Since he loves ice cream cake, I decided to try my hand at making the frozen treat.  I didn’t want to make any ordinary ice cream cake that one could buy from Baskin Robbins (i.e., Mint Chip Ice Cream with Chocolate Cake, etc.).  So, I thought I would take advantage of it being peach season and whip up a peaches and cream ice cream cake.

Chopped Fresh Peaches and Vanilla Bean Ice Cream

I made it upside down and in a 9” springform pan so I wouldn’t have to worry about prying the frozen concoction out of a normal pan.  The first layer was vanilla bean ice cream with chopped fresh peaches mixed in, and the middle layer was peach sorbet.

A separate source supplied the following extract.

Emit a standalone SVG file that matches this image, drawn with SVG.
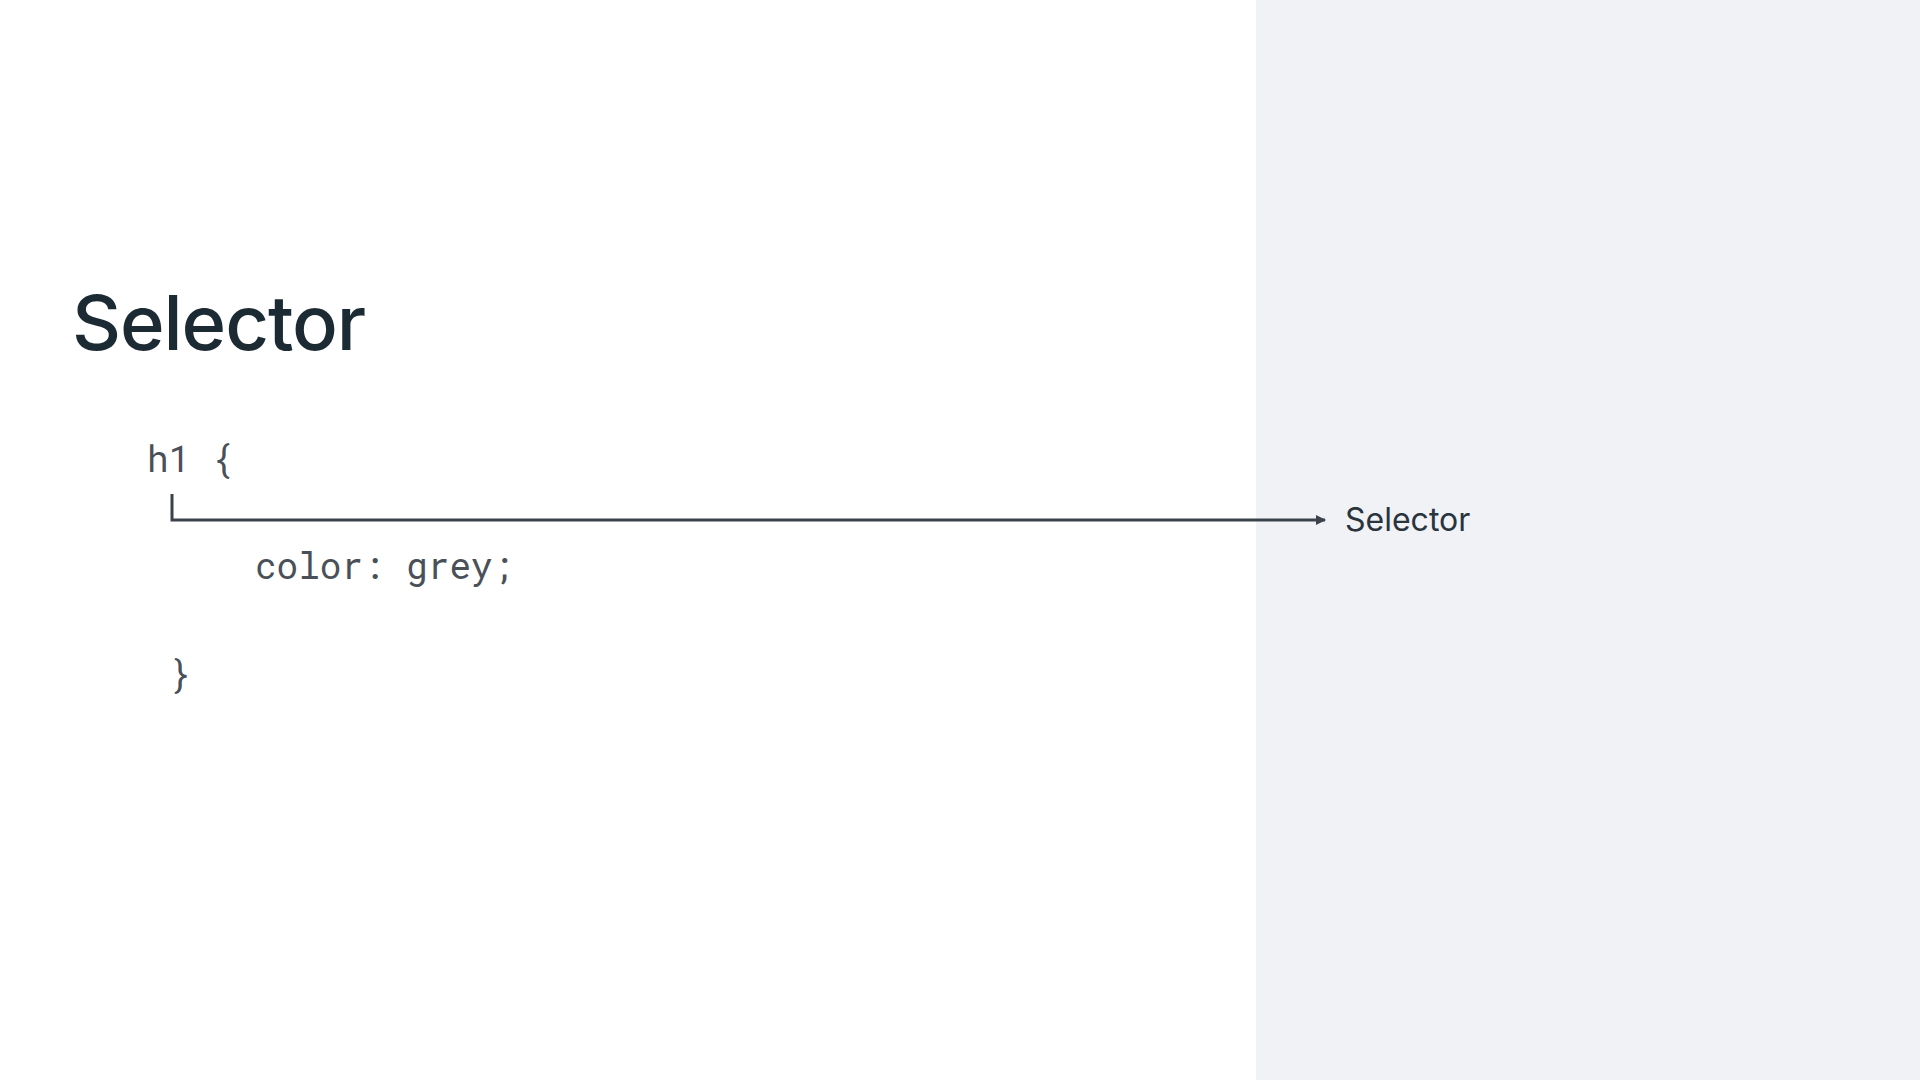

White Cake and Peach Sorbet

The final layer was a white cake.  The recipe I had made enough to fill a 13”x9” pan at about two inches thick.  I anticipated needing to cut it down to be 9″ round, and then cut it shorter to about an inch or so. However, the cake ended up being a little on the dryer side when it came out of the oven, so it crumbled when I tried to put it on top of the sorbet layer.  It didn’t taste dry, but it just wasn’t moist enough to stay together.

My Crumbling Cake Layer

Since it was already late on a work night and I couldn’t pick out all of the pieces from the softened sorbet, I instead ended up piecing everything together and pushing it down in hopes that it wouldn’t fall apart once it came out of the fridge.  Thankfully, it ended up working out because if the cake had actually been very moist, it would have gotten soggy and icy once frozen.  I wish the peach sorbet had been a bit brighter in color so that the layers would really pop when looking at the cake as a whole.

Ready for the Draft!

I picked up a cake box and the gold cake round at a specialty cooking store in Culver City, along with a couple of smaller baker’s boxes for the PB cookies and maybe a future project. Despite the sorbet layer being a bit light in color, I did really like the way the cake looked when sliced.